Copy out the lines that have "this" in them.

(Entries from a dataset)
----

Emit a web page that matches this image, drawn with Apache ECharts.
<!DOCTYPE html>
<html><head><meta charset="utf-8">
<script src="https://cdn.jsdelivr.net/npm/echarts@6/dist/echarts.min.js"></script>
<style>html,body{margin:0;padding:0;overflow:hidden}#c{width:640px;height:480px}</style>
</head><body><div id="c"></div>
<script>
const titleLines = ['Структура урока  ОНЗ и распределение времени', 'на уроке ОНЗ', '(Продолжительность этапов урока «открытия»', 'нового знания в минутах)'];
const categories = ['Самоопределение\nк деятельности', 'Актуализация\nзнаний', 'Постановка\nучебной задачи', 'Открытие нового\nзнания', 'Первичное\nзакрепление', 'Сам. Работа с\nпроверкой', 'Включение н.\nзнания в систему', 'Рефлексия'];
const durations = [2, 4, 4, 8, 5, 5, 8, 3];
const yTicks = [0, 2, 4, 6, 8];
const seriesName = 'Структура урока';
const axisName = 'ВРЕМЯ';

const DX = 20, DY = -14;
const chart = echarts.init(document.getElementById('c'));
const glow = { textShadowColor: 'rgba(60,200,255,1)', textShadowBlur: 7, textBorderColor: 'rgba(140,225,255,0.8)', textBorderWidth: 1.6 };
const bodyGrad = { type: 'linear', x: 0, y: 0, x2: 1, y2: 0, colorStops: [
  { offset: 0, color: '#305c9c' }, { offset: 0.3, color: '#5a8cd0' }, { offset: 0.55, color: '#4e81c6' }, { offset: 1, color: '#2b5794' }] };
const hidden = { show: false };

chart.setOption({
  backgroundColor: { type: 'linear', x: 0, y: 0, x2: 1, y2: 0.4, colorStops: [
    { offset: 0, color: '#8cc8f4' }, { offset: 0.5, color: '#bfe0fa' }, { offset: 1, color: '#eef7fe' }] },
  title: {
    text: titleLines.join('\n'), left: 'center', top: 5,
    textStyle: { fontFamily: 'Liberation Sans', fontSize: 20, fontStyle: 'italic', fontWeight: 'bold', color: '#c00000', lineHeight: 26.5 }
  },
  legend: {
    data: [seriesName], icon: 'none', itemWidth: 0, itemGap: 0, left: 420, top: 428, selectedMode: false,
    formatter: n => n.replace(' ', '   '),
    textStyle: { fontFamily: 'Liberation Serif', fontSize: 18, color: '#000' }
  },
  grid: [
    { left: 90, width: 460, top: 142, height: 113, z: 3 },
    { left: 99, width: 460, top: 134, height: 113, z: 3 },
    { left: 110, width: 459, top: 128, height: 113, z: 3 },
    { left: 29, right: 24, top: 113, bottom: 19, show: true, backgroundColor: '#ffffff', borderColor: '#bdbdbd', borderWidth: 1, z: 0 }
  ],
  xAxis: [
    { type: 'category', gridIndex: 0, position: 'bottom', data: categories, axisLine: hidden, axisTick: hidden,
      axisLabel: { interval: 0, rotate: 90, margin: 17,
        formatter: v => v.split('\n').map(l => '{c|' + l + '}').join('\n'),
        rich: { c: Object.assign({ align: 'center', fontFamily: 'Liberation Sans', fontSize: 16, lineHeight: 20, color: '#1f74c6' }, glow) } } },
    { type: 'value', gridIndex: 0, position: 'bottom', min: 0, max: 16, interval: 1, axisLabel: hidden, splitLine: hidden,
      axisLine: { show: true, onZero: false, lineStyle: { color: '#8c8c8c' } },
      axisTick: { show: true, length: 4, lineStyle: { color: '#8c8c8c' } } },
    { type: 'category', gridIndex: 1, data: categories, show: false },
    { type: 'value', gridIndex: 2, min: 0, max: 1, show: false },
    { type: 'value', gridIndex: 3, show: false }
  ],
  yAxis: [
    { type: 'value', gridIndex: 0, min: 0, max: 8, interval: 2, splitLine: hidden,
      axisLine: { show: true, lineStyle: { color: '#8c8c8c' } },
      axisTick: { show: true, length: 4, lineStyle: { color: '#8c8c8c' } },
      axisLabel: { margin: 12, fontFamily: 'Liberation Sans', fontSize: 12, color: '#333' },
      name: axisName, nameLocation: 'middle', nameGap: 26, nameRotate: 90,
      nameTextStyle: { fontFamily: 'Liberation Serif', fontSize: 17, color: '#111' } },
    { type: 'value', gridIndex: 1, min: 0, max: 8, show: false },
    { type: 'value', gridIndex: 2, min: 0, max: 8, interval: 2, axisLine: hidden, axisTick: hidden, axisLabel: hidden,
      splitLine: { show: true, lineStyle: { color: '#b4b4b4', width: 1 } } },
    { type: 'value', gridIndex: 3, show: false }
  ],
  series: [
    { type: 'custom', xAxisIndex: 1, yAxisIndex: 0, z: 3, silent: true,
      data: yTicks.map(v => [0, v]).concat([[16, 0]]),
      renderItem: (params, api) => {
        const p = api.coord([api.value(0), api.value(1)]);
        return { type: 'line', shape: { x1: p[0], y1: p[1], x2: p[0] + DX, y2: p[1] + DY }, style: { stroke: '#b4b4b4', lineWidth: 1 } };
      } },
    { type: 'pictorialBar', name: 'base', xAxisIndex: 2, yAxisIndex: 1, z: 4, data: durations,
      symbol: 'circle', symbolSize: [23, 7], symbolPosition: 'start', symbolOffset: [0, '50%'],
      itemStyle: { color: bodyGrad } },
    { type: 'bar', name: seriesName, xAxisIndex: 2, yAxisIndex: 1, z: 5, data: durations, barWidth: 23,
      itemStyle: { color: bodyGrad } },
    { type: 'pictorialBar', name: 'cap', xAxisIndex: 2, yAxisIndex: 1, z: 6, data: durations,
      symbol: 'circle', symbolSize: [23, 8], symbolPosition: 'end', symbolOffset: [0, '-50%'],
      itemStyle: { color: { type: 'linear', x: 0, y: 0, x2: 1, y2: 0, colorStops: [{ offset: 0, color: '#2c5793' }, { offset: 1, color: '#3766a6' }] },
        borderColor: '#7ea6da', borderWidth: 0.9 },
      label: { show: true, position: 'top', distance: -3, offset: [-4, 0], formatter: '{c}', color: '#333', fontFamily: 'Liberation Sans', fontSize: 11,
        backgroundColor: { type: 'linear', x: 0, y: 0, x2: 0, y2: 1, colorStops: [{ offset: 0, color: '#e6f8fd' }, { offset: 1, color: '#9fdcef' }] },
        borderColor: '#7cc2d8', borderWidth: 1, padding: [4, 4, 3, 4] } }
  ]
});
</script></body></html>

----

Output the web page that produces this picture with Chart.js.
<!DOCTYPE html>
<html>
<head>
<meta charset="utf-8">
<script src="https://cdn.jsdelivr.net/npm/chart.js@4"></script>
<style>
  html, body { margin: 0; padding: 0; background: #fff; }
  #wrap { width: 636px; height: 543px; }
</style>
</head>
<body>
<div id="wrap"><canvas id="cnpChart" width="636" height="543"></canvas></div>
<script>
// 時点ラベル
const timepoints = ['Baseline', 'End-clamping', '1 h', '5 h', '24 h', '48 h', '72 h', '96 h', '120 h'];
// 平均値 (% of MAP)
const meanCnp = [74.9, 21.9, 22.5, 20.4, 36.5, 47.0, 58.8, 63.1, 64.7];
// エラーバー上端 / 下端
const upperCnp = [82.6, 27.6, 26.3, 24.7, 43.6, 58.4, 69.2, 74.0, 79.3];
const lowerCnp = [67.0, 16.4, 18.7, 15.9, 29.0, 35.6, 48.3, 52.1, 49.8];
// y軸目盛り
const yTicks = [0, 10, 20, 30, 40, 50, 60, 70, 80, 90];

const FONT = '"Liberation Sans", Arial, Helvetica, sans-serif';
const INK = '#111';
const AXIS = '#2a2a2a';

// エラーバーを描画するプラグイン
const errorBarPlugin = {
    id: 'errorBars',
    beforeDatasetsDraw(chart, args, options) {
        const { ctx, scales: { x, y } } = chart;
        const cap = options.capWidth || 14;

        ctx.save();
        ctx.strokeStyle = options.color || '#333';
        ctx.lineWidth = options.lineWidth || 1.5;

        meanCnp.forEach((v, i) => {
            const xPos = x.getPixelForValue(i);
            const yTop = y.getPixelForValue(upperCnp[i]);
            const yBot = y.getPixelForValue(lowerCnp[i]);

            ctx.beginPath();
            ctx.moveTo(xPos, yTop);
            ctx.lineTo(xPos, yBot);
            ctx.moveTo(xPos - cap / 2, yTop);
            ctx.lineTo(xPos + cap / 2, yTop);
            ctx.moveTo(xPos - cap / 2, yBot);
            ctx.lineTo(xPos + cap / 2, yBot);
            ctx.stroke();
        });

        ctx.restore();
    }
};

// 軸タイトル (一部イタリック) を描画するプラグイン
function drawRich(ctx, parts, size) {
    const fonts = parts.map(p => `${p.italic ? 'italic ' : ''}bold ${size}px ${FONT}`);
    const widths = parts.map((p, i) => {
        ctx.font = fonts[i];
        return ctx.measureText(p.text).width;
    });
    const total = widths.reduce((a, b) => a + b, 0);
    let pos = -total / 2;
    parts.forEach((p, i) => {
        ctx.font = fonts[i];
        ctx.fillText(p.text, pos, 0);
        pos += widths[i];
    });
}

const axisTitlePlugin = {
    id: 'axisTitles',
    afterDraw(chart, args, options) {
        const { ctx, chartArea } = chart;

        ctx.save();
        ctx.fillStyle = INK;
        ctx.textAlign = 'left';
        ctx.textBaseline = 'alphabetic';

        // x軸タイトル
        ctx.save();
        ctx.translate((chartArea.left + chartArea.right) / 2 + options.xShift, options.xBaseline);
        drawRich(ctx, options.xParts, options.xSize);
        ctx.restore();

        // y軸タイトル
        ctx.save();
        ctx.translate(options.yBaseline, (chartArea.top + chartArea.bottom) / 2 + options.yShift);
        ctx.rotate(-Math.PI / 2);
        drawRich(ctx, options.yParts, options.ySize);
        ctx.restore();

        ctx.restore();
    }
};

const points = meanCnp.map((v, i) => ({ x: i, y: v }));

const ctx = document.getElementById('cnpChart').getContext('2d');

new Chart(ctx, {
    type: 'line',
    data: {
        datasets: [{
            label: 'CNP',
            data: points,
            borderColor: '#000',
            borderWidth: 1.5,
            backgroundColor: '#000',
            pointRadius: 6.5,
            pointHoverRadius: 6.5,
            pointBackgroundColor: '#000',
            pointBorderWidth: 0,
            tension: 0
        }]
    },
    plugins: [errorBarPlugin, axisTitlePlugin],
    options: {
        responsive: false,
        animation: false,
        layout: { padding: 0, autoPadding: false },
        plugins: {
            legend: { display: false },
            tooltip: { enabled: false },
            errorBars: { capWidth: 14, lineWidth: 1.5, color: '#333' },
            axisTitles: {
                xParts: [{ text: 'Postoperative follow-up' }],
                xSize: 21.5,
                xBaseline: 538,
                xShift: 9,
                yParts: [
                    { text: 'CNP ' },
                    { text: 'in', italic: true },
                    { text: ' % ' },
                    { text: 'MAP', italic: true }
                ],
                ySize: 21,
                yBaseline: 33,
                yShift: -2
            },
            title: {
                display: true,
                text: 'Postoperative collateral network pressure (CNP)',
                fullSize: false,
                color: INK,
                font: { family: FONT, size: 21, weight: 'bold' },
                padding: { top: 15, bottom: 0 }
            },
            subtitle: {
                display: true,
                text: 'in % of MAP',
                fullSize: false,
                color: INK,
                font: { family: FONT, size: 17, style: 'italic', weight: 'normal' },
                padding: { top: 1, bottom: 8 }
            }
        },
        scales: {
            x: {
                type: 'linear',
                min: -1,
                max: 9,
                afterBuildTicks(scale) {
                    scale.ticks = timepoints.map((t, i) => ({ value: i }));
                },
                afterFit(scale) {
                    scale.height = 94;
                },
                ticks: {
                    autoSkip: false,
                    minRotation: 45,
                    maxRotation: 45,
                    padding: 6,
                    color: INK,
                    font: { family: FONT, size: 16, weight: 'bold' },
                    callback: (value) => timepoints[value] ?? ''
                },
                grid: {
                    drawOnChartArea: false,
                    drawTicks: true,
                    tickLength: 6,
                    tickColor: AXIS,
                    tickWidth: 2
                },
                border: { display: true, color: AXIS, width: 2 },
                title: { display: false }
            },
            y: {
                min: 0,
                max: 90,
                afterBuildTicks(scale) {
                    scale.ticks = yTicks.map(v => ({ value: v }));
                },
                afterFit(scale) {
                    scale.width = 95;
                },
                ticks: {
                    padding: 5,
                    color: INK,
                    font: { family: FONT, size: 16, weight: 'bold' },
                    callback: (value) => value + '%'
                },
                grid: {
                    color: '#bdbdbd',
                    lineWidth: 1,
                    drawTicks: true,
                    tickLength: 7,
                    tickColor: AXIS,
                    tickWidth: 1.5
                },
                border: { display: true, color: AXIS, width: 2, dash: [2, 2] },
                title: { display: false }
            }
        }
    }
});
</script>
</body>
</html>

----

▶ Final answer
Emit a web page that matches this image, drawn with Apache ECharts.
Output the web page that produces this picture with Chart.js.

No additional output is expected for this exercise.